Naples | Neapolitan Decorative Arts and Heritage

Naples’ Decorative Arts: Influences of France, Grand Tour, and Ancient Ruins

The decorative arts of Naples, particularly during the 18th and 19th centuries, were profoundly influenced by the city’s connections to France and the cultural phenomenon of the Grand Tour, as well as by the historical sites of Pompeii, Herculaneum, and Vesuvius.

During this period, Naples was a hub of antiquarian interest and intellectual debate about how to approach and appreciate the past. This fervor was partly driven by the rediscovery of the ancient cities of Pompeii and Herculaneum, which had been buried by the eruption of Vesuvius in 79 CE. These sites provided a wealth of artifacts and artistic inspiration that influenced Neapolitan decorative arts, particularly in the realm of frescoes and mosaics. The National Archaeological Museum of Naples, for example, houses an extensive collection of Roman mosaics and frescoes from these sites, showcasing the high level of artistic skill in ancient Roman craftsmanship. These works often depict scenes from daily life, mythological events, and have intricate designs and vibrant colors.

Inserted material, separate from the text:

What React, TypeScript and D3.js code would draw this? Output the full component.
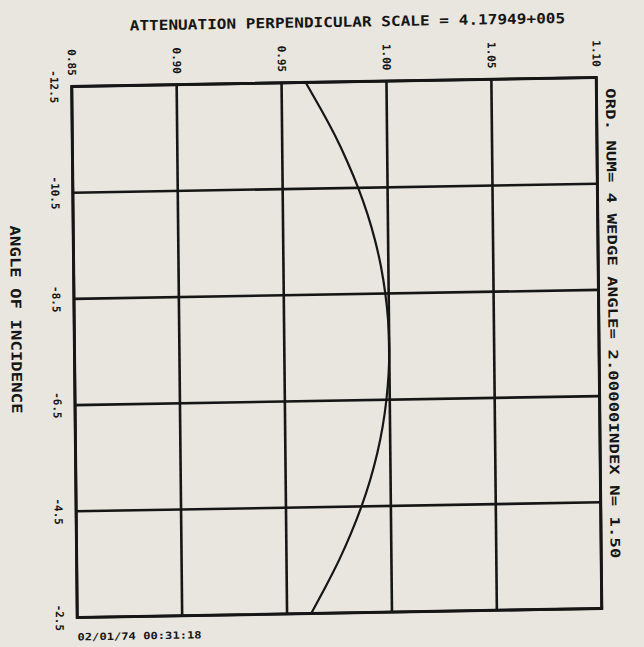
import React from "react";
import * as d3 from "d3";

const angles = [-12.5, -12.0, -11.5, -11.0, -10.5, -10.0, -9.5, -9.0, -8.5, -8.0, -7.5, -7.0, -6.5, -6.0, -5.5, -5.0, -4.5, -4.0, -3.5, -3.0, -2.5];
const attenuation = [0.9615, 0.9685, 0.9751, 0.9809, 0.986, 0.9903, 0.9938, 0.9965, 0.9984, 0.9996, 1.0, 0.9996, 0.9984, 0.9965, 0.9938, 0.9903, 0.986, 0.9809, 0.9751, 0.9685, 0.9615];
const xTicks = [0.85, 0.9, 0.95, 1.0, 1.05, 1.1];
const xTickLabels = ["0.85", "0.90", "0.95", "1.00", "1.05", "1.10"];
const yTicks = [-12.5, -10.5, -8.5, -6.5, -4.5, -2.5];
const yTickLabels = ["-12.5", "-10.5", "-8.5", "-6.5", "-4.5", "-2.5"];
const titleText = "ATTENUATION PERPENDICULAR SCALE = 4.17949+005";
const sideText = "ORD. NUM= 4 WEDGE ANGLE= 2.00000INDEX N=  1.50";
const yAxisTitle = "ANGLE OF INCIDENCE";
const stamp = "02/01/74  00:31:18";

const W = 524;
const H = 531;
const INK = "#161616";
const FONT = "'DejaVu Sans Mono', monospace";

export default function App() {
  const x = d3.scaleLinear().domain([0.85, 1.1]).range([0, W]);
  const y = d3.scaleLinear().domain([-12.5, -2.5]).range([0, H]);
  const pts = angles.map((a, i) => [attenuation[i], a] as [number, number]);
  const line = d3
    .line<[number, number]>()
    .x((d) => x(d[0]))
    .y((d) => y(d[1]))
    .curve(d3.curveNatural);

  const m = `matrix(1.001,-0.01718,0.01036,1.0,71.75,86.5)`;

  return (
    <svg
      width={644}
      height={647}
      style={{ position: "absolute", left: 0, top: 0, display: "block" }}
    >
      <rect x={0} y={0} width={644} height={647} fill="#e8e6df" />
      <g transform={m} fontFamily={FONT} fontWeight="bold" fill={INK}>
        <text x={276} y={-55} fontSize={14} textAnchor="middle" textLength={435} lengthAdjust="spacingAndGlyphs">
          {titleText}
        </text>
        {xTicks.map((t, i) => (
          <line key={"gx" + i} x1={x(t)} x2={x(t)} y1={0} y2={H} stroke={INK} strokeWidth={2.6} />
        ))}
        {yTicks.map((t, i) => (
          <line key={"gy" + i} x1={0} x2={W} y1={y(t)} y2={y(t)} stroke={INK} strokeWidth={2.6} />
        ))}
        <rect x={0} y={0} width={W} height={H} fill="none" stroke={INK} strokeWidth={3} />
        <path d={line(pts) || ""} fill="none" stroke={INK} strokeWidth={2.2} />
        {xTicks.map((t, i) => (
          <text
            key={"xl" + i}
            transform={`translate(${x(t)},${-24}) rotate(90)`}
            fontSize={11}
            textAnchor="middle"
            dominantBaseline="central"
          >
            {xTickLabels[i]}
          </text>
        ))}
        {yTicks.map((t, i) => (
          <text
            key={"yl" + i}
            transform={`translate(${-18},${y(t)}) rotate(90)`}
            fontSize={11}
            textAnchor="middle"
            dominantBaseline="central"
          >
            {yTickLabels[i]}
          </text>
        ))}
        <text
          transform={`translate(${W + 14},${11}) rotate(90)`}
          fontSize={13}
          dominantBaseline="central"
          textLength={470}
          lengthAdjust="spacingAndGlyphs"
        >
          {sideText}
        </text>
        <text
          transform={`translate(${-58},${232}) rotate(90)`}
          fontSize={14}
          textAnchor="middle"
          dominantBaseline="central"
          textLength={188}
          lengthAdjust="spacingAndGlyphs"
        >
          {yAxisTitle}
        </text>
        <text x={0} y={H + 23} fontSize={10} textLength={124} lengthAdjust="spacingAndGlyphs">
          {stamp}
        </text>
      </g>
    </svg>
  );
}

The influence of France on Naples was also significant. The cultural exchanges between Naples and France were facilitated by the Grand Tour, a journey undertaken by wealthy European aristocrats and intellectuals, which often included a visit to Naples and the nearby archaeological sites. This exposure to classical antiquity and the arts of Naples inspired a taste for Neoclassical style in Europe. Publications and travelogues by intellectuals like Goethe and Winckelmann helped spread information about these archaeological discoveries, further influencing European decorative arts.

Moreover, the works encountered in Pompeii and Herculaneum inspired imitation in European arts and décor. For instance, the German architect Karl Friedrich Schinkel, who visited Pompeii, incorporated motifs from Roman frescoes in his designs, such as the so-called Pompeian dancers, which became a frequently reproduced subject from wall painting at the time.

In summary, the decorative arts of Naples during this period were a rich blend of local tradition and external influences, deeply enriched by the city’s historical and cultural connections to the ancient world and the broader European artistic milieu.